Max Headroom first appeared on TV – in England of all places – in a British made cyberpunk movie called Max Headroom: 20 Minutes Into The Future that was broadcast in 1985. You can check out the whole thing on YouTube if you’re so inclined. It’s pretty nuts.

This TV movie was kind of a hit and after that, he would star in his own show in England. It was called the Max Headroom Show and it was a video music program where he would be the veejay. I grew up in England but have no recollection of this. I’m thinking it was to try and be their own attempt at an MTV style show? But they still had Top Of The Pops so who the hell knows.

This debuted on Channel 4 and was a legit hit doubling the ratings of what was normally in its time slot. It ran for 3 seasons and would include celebrity interviews and a studio audience.

The second and third seasons were actually shown in the U.S by those old rascals at Cinemax. The Max Headroom show finished in England in 1986 but Cinemax would create a fourth season on its own made up of seven episodes. These were never shown on British TV, however.

It’s weird to see that this whole phenomenon started in England like most things tend to do but it was a big hit and won a BAFTA award for graphics in 1986.

They also made a Christmas special…

The Max Headroom Series

This whole thing has jumped around between years and countries. The Max Headroom series was shown in the U.S and would last for two seasons in mid-1987 and late 1987. It was a spinoff of from that original movie and was an actual dramatic TV series.

These were short series and I vaguely remember them. I swear they were on Sunday nights here and it would have been the only exposure I would have had to Max Headroom. I don’t recall much of them but clearly remember this being something unique and different.

I’m not really sure who the target market was for Max Headroom? Teenagers or adults? Was it for kids or did they even know who they wanted to target?

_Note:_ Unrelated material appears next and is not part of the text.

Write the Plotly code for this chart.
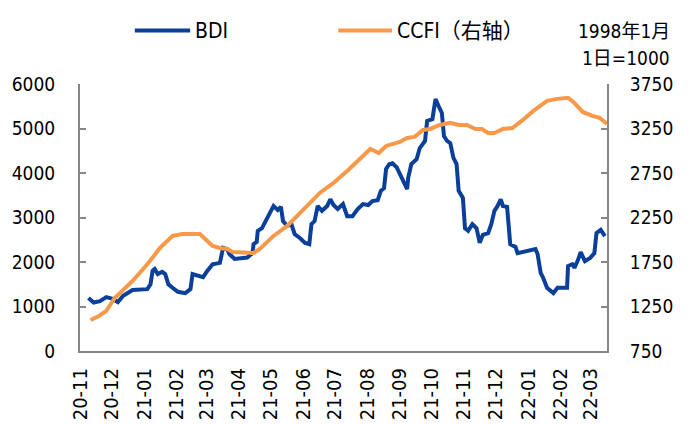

Even though it was short lived they also put out two more episodes in 1988. Either way, Max Headroom was on the radar.

New Coke

OK, if you don’t know about the crazy story of New Coke you need to check out my blog all about it.

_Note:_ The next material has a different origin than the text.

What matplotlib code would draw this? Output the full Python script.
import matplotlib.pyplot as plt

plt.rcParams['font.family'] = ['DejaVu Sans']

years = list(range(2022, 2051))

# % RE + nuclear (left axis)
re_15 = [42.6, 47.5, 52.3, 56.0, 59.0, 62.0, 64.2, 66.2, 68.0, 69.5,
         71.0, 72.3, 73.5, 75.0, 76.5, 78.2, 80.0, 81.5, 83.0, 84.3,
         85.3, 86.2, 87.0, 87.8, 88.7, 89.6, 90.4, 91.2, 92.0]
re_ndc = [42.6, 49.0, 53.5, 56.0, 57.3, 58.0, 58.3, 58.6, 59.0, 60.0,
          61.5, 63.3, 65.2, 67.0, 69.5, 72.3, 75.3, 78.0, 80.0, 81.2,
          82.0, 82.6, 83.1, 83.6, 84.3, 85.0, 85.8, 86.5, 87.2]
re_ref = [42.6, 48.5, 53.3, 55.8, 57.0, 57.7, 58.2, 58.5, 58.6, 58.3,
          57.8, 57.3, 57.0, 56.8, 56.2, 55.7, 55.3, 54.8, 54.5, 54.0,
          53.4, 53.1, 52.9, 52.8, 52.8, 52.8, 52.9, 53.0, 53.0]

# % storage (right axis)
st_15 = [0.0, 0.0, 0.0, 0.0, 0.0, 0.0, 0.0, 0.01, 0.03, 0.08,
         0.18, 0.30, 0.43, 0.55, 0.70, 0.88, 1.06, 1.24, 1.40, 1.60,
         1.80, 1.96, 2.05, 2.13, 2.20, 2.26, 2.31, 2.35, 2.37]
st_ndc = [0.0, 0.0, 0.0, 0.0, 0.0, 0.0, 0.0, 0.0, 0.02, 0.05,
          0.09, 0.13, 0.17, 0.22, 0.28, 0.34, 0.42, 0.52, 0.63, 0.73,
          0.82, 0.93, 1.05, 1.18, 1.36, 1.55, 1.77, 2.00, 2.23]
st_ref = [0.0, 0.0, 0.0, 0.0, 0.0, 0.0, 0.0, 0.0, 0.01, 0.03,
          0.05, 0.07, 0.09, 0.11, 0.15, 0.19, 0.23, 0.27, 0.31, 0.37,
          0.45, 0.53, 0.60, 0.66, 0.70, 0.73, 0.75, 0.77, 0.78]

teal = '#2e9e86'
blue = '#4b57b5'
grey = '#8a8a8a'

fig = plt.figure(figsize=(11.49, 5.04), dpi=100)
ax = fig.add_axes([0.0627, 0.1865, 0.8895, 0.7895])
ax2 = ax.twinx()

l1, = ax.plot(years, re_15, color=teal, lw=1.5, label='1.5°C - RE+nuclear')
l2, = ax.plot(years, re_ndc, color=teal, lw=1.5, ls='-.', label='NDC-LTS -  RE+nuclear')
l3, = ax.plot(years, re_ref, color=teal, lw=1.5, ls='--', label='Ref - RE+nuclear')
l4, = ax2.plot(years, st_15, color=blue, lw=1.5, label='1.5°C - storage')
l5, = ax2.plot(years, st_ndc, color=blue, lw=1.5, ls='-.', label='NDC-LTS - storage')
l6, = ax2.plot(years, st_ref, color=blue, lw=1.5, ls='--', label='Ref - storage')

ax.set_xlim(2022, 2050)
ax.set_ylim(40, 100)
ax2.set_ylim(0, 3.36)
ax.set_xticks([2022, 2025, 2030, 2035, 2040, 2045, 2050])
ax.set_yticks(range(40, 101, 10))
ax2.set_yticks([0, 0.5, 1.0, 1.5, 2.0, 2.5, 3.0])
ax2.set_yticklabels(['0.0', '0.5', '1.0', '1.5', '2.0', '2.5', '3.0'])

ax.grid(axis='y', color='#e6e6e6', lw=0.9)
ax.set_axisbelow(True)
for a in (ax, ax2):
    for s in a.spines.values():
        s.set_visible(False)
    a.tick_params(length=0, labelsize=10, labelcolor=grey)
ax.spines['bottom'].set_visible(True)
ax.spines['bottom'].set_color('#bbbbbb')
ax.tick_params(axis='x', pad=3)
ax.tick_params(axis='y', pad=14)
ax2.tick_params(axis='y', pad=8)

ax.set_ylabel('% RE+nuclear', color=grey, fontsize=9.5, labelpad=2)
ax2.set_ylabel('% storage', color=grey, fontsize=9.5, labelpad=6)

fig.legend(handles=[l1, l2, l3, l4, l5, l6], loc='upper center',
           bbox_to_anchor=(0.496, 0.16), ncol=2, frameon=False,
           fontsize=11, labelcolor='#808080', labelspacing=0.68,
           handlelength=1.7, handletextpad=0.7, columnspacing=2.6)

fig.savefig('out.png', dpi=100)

Here’s a quick recap: Coca-Cola was losing traction in the market and Pepsi was breathing down their necks. They decided to relaunch Coke but with a whole new sweeter flavor. Some say this was a way to start using high fructose corn syrup, some say it was to compete with the flavor of diet drinks but they ended up changing it.

It was testing pretty well but when they rolled it out people HATED it. They might have liked it if it was a separate product but it had totally replaced normal Coke. Coca-Cola wasn’t banking on the nostalgia factor and taking away a beloved product.

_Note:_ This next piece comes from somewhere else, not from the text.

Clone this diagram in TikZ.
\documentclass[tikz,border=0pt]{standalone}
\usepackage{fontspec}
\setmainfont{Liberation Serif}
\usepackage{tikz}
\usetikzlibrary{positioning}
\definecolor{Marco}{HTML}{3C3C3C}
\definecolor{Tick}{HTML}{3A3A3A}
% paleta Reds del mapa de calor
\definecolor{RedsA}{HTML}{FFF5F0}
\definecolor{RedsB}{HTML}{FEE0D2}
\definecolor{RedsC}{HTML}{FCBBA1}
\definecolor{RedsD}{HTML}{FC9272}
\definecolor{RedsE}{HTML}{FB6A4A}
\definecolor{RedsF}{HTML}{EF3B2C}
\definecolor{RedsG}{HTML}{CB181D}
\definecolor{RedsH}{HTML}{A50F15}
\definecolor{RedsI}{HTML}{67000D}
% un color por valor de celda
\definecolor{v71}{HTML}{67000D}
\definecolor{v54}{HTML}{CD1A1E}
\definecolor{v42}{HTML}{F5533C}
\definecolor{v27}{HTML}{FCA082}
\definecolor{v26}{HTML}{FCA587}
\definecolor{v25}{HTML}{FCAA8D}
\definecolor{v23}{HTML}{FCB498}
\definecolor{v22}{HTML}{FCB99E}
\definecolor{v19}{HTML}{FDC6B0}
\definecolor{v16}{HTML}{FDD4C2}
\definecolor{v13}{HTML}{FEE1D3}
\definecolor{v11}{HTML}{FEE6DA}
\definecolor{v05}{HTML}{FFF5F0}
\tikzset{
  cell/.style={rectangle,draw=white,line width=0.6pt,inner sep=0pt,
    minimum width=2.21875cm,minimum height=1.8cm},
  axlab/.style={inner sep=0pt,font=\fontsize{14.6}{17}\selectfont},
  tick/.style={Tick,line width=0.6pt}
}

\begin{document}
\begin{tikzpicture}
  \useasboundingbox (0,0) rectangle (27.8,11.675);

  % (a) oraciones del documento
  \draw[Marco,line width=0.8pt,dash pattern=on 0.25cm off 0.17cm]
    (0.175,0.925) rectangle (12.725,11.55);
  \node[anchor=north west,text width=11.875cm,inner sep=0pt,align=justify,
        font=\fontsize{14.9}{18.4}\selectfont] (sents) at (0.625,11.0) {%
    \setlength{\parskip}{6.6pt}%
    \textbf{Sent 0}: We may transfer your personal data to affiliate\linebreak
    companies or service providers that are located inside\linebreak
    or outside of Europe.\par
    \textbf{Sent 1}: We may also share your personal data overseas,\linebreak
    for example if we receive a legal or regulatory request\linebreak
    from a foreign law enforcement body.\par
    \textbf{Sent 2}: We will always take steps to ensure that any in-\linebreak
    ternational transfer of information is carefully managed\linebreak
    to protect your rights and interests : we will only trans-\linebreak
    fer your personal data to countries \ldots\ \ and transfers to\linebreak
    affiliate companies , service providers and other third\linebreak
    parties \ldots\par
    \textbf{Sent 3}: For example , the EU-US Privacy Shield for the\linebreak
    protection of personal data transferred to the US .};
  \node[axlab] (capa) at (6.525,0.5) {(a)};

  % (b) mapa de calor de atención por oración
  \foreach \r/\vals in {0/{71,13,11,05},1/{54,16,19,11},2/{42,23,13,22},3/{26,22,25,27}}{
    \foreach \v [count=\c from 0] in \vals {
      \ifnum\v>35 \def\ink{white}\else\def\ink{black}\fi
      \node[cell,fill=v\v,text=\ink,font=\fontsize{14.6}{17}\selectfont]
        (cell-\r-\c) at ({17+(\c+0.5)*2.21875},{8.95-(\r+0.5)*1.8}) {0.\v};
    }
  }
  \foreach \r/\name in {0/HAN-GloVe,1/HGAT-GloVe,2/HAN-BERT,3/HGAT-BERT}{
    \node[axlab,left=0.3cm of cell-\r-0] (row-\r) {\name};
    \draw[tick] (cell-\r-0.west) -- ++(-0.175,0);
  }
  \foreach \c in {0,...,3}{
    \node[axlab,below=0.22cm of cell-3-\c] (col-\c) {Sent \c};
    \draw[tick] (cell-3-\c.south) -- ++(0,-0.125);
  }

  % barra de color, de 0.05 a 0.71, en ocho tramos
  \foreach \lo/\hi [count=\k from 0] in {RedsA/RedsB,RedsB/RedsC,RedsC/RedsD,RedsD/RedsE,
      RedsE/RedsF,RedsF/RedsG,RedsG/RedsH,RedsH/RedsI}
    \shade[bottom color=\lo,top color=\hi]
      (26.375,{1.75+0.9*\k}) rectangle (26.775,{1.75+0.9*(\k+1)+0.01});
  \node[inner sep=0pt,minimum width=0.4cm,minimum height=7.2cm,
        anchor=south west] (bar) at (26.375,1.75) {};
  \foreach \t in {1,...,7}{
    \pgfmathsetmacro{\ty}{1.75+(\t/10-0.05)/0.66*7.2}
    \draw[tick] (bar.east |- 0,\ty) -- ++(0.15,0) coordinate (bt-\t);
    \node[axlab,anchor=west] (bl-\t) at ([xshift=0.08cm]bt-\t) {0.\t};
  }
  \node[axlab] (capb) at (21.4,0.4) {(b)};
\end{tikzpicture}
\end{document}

Basically, within less than a year they got rid of New Coke and rebranded regular Coke as Coca-Cola Classic. Some say this was their intention all along to create a renewed interest in an old product but who really knows.

Anyway, one of the big commercial campaigns would involve Max Headroom. With New Coke, they were trying to create a new hipper image so the young whippersnappers would be all over it. They wanted New Coke to follow this new wave attitude and music that was popular in 1985 and take an MTV type approach to their advertising.

What else was popular along with MTV and veejays? One Max Headroom and he would promote the new wave attitude for New Coke with the slogan “Ca-ca-ca-catch the wave!”

I think they were effective ads and a lot better than the Bill Cosby ones that he complained about possibly derailing his career due to the monumental failure of New Coke. Ya, that’s what did it…

The Max Headroom Incident

The first video, you can find the second one on your own…

OK, this one is bizarre af, so be warned.

On November 22, 1987 two different TV stations in Chicago had their signal interrupted by an unknown person who was wearing a Max Headroom mask,

The first hijacking took place 25 seconds into a sports highlights broadcast on WGN-TV channel 9 in Chicago. Two hours later another station hijacking happened at 11 pm on a PBS affiliate that was airing an episode of Dr. Who. This intrusion lasted for 90 seconds.

Through the different hijackings, the person in the Max Headroom mask and sunglasses went on some bizarre rants. He talked all about the involvement with New Coke, he talked about an old TV series from the ‘60s called Clutch Cargo and ripped on WGN sports news anchor Chuck Swirsky.

There was a homemade Max Headroom background that was being rocked around as the hacker spoke and he talked in a distorted voice. It was a piece of corrugated metal that they used to try and recreate a Max Headroom background.

The second hacking ended with the persons pants pulled down, bare ass, while he got spanked with a flyswatter by someone in a French maid’s outfit. I won’t share some of the other details but you can’t make this stuff up.

WTTW had their transmitter on the top of the Sears Tower and were trying to cut the signal but couldn’t because they didn’t have any engineers on duty. They basically had to watch helplessly until the video hijacking ended.

It was never discovered who did the hacking but there are theories it was a disgruntled former employee of WGN.

Wrapping It Up

It turns out I was only barely aware of Max Headroom in the ‘80s. I didn’t realize how deep all of this went especially with the extensive backstory through the movie and TV shows.

They were playing around with a movie called Max Headroom For President but it ended up being canceled.

Max Headroom has lived on and remains a significant, albeit weird, part of the ‘80s. Seeing him in Back To The Future II was amazing as well as being featured in Ready Player One.

I honestly think this whole concept could work well if it was re-introduced in movie form, or some other format, with what they could do with modern CGI and technology into it.